======== Recorded data ========

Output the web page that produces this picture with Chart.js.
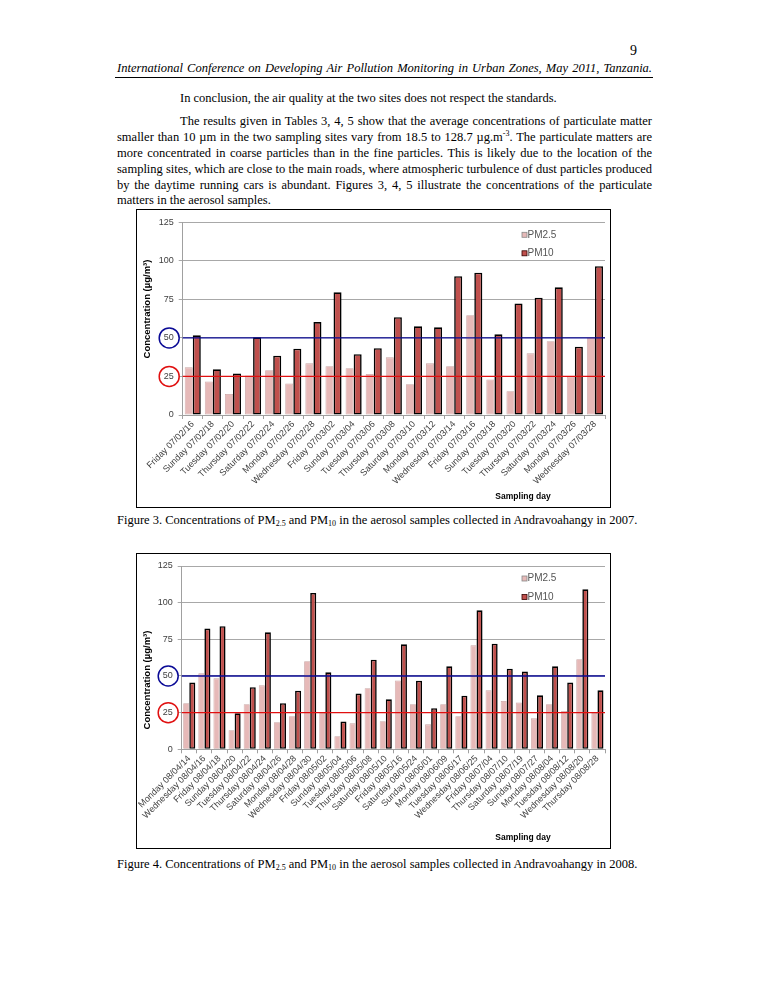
<!DOCTYPE html>
<html>
<head>
<meta charset="utf-8">
<script src="https://cdn.jsdelivr.net/npm/chart.js@4"></script>
<style>
  body { margin: 0; background: #fff; }
  #page { position: relative; width: 765px; height: 990px; background: #fff; color: #000; font-family: 'Liberation Serif', 'Times New Roman', serif; }
  .t { position: absolute; font-size: 12.5px; line-height: 16px; white-space: nowrap; }
  .j { position: absolute; left: 117px; width: 535px; font-size: 12.5px; line-height: 16px; text-align: justify; text-align-last: justify; }
  .box { position: absolute; left: 136px; width: 473px; border: 1px solid #000; background: #fff; }
  .box canvas { display: block; }
  sub { font-size: 8px; vertical-align: -2px; line-height: 0; }
  sup { font-size: 8px; vertical-align: 5px; line-height: 0; }
</style>
</head>
<body>
<div id="page">
  <div class="t" style="left:630px; top:43px; font-size:14px;">9</div>
  <div class="j" style="top:60px; font-style:italic;">International Conference on Developing Air Pollution Monitoring in Urban Zones, May 2011, Tanzania.</div>
  <div style="position:absolute; left:115px; top:77px; width:538px; height:1px; background:#000;"></div>

  <div class="t" style="left:180px; top:90px;">In conclusion, the air quality at the two sites does not respect the standards.</div>

  <div class="j" style="top:113px; left:180px; width:472px;">The results given in Tables 3, 4, 5 show that the average concentrations of particulate matter</div>
  <div class="j" style="top:129px;">smaller than 10 µm in the two sampling sites vary from 18.5 to 128.7 µg.m<sup>-3</sup>. The particulate matters are</div>
  <div class="j" style="top:145px;">more concentrated in coarse particles than in the fine particles. This is likely due to the location of the</div>
  <div class="j" style="top:161px;">sampling sites, which are close to the main roads, where atmospheric turbulence of dust particles produced</div>
  <div class="j" style="top:177px;">by the daytime running cars is abundant. Figures 3, 4, 5 illustrate the concentrations of the particulate</div>
  <div class="t" style="left:117px; top:192px;">matters in the aerosol samples.</div>

  <div class="box" style="top:209px; height:297px;"><canvas id="fig3"></canvas></div>
  <div class="t" style="left:117px; top:512px;">Figure 3. Concentrations of PM<sub>2.5</sub> and PM<sub>10</sub> in the aerosol samples collected in Andravoahangy in 2007.</div>

  <div class="box" style="top:553px; height:294px;"><canvas id="fig4"></canvas></div>
  <div class="t" style="left:117px; top:856px;">Figure 4. Concentrations of PM<sub>2.5</sub> and PM<sub>10</sub> in the aerosol samples collected in Andravoahangy in 2008.</div>
</div>

<script>
// Figure 3 (2007)
const days2007 = ['Friday 07/02/16', 'Sunday 07/02/18', 'Tuesday 07/02/20', 'Thursday 07/02/22', 'Saturday 07/02/24',
  'Monday 07/02/26', 'Wednesday 07/02/28', 'Friday 07/03/02', 'Sunday 07/03/04', 'Tuesday 07/03/06', 'Thursday 07/03/08',
  'Saturday 07/03/10', 'Monday 07/03/12', 'Wednesday 07/03/14', 'Friday 07/03/16', 'Sunday 07/03/18', 'Tuesday 07/03/20',
  'Thursday 07/03/22', 'Saturday 07/03/24', 'Monday 07/03/26', 'Wednesday 07/03/28'];
const pm25_2007 = [30.9, 21.8, 13.6, 25.7, 29.0, 20.5, 33.5, 31.6, 30.3, 26.6, 37.4, 19.9, 33.5, 31.6, 64.7, 23.1, 15.4, 40.0, 47.8, 24.9, 50.4];
const pm10_2007 = [51.7, 29.6, 27.0, 50.4, 38.5, 43.0, 60.3, 79.6, 39.4, 43.3, 63.4, 57.5, 56.9, 90.0, 92.3, 52.3, 72.4, 76.1, 82.8, 44.3, 96.5];

// Figure 4 (2008)
const days2008 = ['Monday 08/04/14', 'Wednesday 08/04/16', 'Friday 08/04/18', 'Sunday 08/04/20', 'Tuesday 08/04/22',
  'Thursday 08/04/24', 'Saturday 08/04/26', 'Monday 08/04/28', 'Wednesday 08/04/30', 'Friday 08/05/02', 'Sunday 08/05/04',
  'Tuesday 08/05/06', 'Thursday 08/05/08', 'Saturday 08/05/10', 'Friday 08/05/16', 'Saturday 08/05/24', 'Sunday 08/06/01',
  'Monday 08/06/09', 'Tuesday 08/06/17', 'Wednesday 08/06/25', 'Friday 08/07/04', 'Thursday 08/07/10', 'Saturday 08/07/19',
  'Sunday 08/07/27', 'Monday 08/08/04', 'Tuesday 08/08/12', 'Wednesday 08/08/20', 'Thursday 08/08/28'];
const pm25_2008 = [31.4, 51.8, 48.4, 13.0, 30.7, 43.6, 18.4, 22.5, 60.0, 24.8, 8.9, 17.7, 41.6, 19.1, 47.0, 30.7, 17.0, 30.7, 22.5, 70.9, 40.2, 33.0, 32.0, 21.1, 30.7, 26.1, 61.4, 24.8];
const pm10_2008 = [45.5, 82.3, 83.9, 24.5, 42.3, 79.8, 31.4, 40.0, 106.6, 52.5, 18.9, 38.0, 61.1, 34.1, 71.6, 46.8, 28.0, 56.6, 36.6, 94.8, 72.0, 55.0, 53.0, 36.8, 56.6, 45.5, 109.1, 40.2];

const yTicks = [0, 25, 50, 75, 100, 125];
const limitValues = [50, 25];          // PM10 and PM2.5 guideline lines
const limitColors = ['#0a0a96', '#e01010'];
const seriesNames = ['PM2.5', 'PM10'];

const FONT = "'Liberation Sans', Arial, sans-serif";
const pinkFill = '#e6b9b8', pinkLine = '#c9a3a2';
const redFill = '#c0504d';

// draws the guideline lines, the circles on the tick labels, the legend and axis titles
const overlay = {
    id: 'overlay',
    afterDatasetsDraw(chart, args, opts) {
        const { ctx, chartArea: a, scales: { y } } = chart;
        ctx.save();
        limitValues.forEach((v, i) => {
            const py = y.getPixelForValue(v);
            ctx.strokeStyle = limitColors[i];
            ctx.lineWidth = 1.3;
            ctx.beginPath();
            ctx.moveTo(a.left, py);
            ctx.lineTo(a.right, py);
            ctx.stroke();
            ctx.lineWidth = 1.5;
            ctx.beginPath();
            ctx.arc(a.left - 13.5, py, 10, 0, Math.PI * 2);
            ctx.stroke();
        });

        // legend inside the plot, top right
        ctx.font = '10px ' + FONT;
        ctx.textBaseline = 'middle';
        ctx.textAlign = 'left';
        const lx = a.right - 83;
        [a.top + 12.5, a.top + 31].forEach((ly, i) => {
            ctx.fillStyle = i === 0 ? pinkFill : redFill;
            ctx.fillRect(lx, ly - 2.5, 5, 5);
            ctx.strokeStyle = i === 0 ? '#888' : '#300';
            ctx.lineWidth = 0.8;
            ctx.strokeRect(lx, ly - 2.5, 5, 5);
            ctx.fillStyle = '#555';
            ctx.fillText(seriesNames[i], lx + 5.5, ly);
        });

        // axis titles
        ctx.fillStyle = '#000';
        ctx.font = 'bold 8.5px ' + FONT;
        ctx.textAlign = 'center';
        ctx.fillText('Sampling day', a.right - 82, chart.height - 10);
        ctx.save();
        ctx.translate(10, opts.yTitleY);
        ctx.rotate(-Math.PI / 2);
        ctx.font = 'bold ' + opts.yTitleSize + 'px ' + FONT;
        ctx.fillText('Concentration (µg/m³)', 0, 0);
        ctx.restore();
        ctx.restore();
    }
};

function makeChart(id, labels, pm25, pm10, w, h, axisW, axisH, padTop, yTitleY, yTitleSize) {
    const cv = document.getElementById(id);
    cv.width = w; cv.height = h;
    cv.style.width = w + 'px'; cv.style.height = h + 'px';
    return new Chart(cv.getContext('2d'), {
        type: 'bar',
        data: {
            labels: labels,
            datasets: [
                {
                    label: seriesNames[0],
                    data: pm25,
                    backgroundColor: pinkFill,
                    borderColor: pinkLine,
                    borderWidth: 0.8,
                    borderSkipped: false,
                    categoryPercentage: 0.8,
                    barPercentage: 1.0
                },
                {
                    label: seriesNames[1],
                    data: pm10,
                    backgroundColor: redFill,
                    borderColor: '#000',
                    borderWidth: 1.6,
                    borderSkipped: false,
                    categoryPercentage: 0.8,
                    barPercentage: 1.0
                }
            ]
        },
        options: {
            responsive: false,
            animation: false,
            devicePixelRatio: 1,
            layout: { padding: { top: padTop, right: 5, left: 0, bottom: 0 } },
            plugins: {
                legend: { display: false },
                tooltip: { enabled: false },
                overlay: { yTitleY: yTitleY, yTitleSize: yTitleSize }
            },
            scales: {
                x: {
                    grid: { drawOnChartArea: false, tickLength: 4, color: '#a0a0a0', offset: true },
                    border: { color: '#a0a0a0' },
                    ticks: {
                        autoSkip: false, maxRotation: 45, minRotation: 45, padding: 0,
                        color: '#404040', font: { size: 9, family: FONT }
                    },
                    afterFit(s) { s.height = axisH; }
                },
                y: {
                    min: 0,
                    max: 125,
                    afterBuildTicks(s) { s.ticks = yTicks.map(v => ({ value: v })); },
                    grid: { color: '#a8a8a8', tickLength: 4 },
                    border: { color: '#a0a0a0' },
                    ticks: { padding: 5, color: '#404040', font: { size: 9, family: FONT } },
                    afterFit(s) { s.width = axisW; }
                }
            }
        },
        plugins: [overlay]
    });
}

makeChart('fig3', days2007, pm25_2007, pm10_2007, 473, 297, 45.7, 92, 12.3, 99, 9.5);
makeChart('fig4', days2008, pm25_2008, pm10_2008, 473, 294, 44.7, 98.7, 12, 126, 9.5);
</script>
</body>
</html>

========

Exercise aim:
Skip the pictures, please, and transcribe only the lines from the beginning of the material through the one that contains "respect the standards.</div>".

Full answer:
Output the web page that produces this picture with Chart.js.
<!DOCTYPE html>
<html>
<head>
<meta charset="utf-8">
<script src="https://cdn.jsdelivr.net/npm/chart.js@4"></script>
<style>
  body { margin: 0; background: #fff; }
  #page { position: relative; width: 765px; height: 990px; background: #fff; color: #000; font-family: 'Liberation Serif', 'Times New Roman', serif; }
  .t { position: absolute; font-size: 12.5px; line-height: 16px; white-space: nowrap; }
  .j { position: absolute; left: 117px; width: 535px; font-size: 12.5px; line-height: 16px; text-align: justify; text-align-last: justify; }
  .box { position: absolute; left: 136px; width: 473px; border: 1px solid #000; background: #fff; }
  .box canvas { display: block; }
  sub { font-size: 8px; vertical-align: -2px; line-height: 0; }
  sup { font-size: 8px; vertical-align: 5px; line-height: 0; }
</style>
</head>
<body>
<div id="page">
  <div class="t" style="left:630px; top:43px; font-size:14px;">9</div>
  <div class="j" style="top:60px; font-style:italic;">International Conference on Developing Air Pollution Monitoring in Urban Zones, May 2011, Tanzania.</div>
  <div style="position:absolute; left:115px; top:77px; width:538px; height:1px; background:#000;"></div>

  <div class="t" style="left:180px; top:90px;">In conclusion, the air quality at the two sites does not respect the standards.</div>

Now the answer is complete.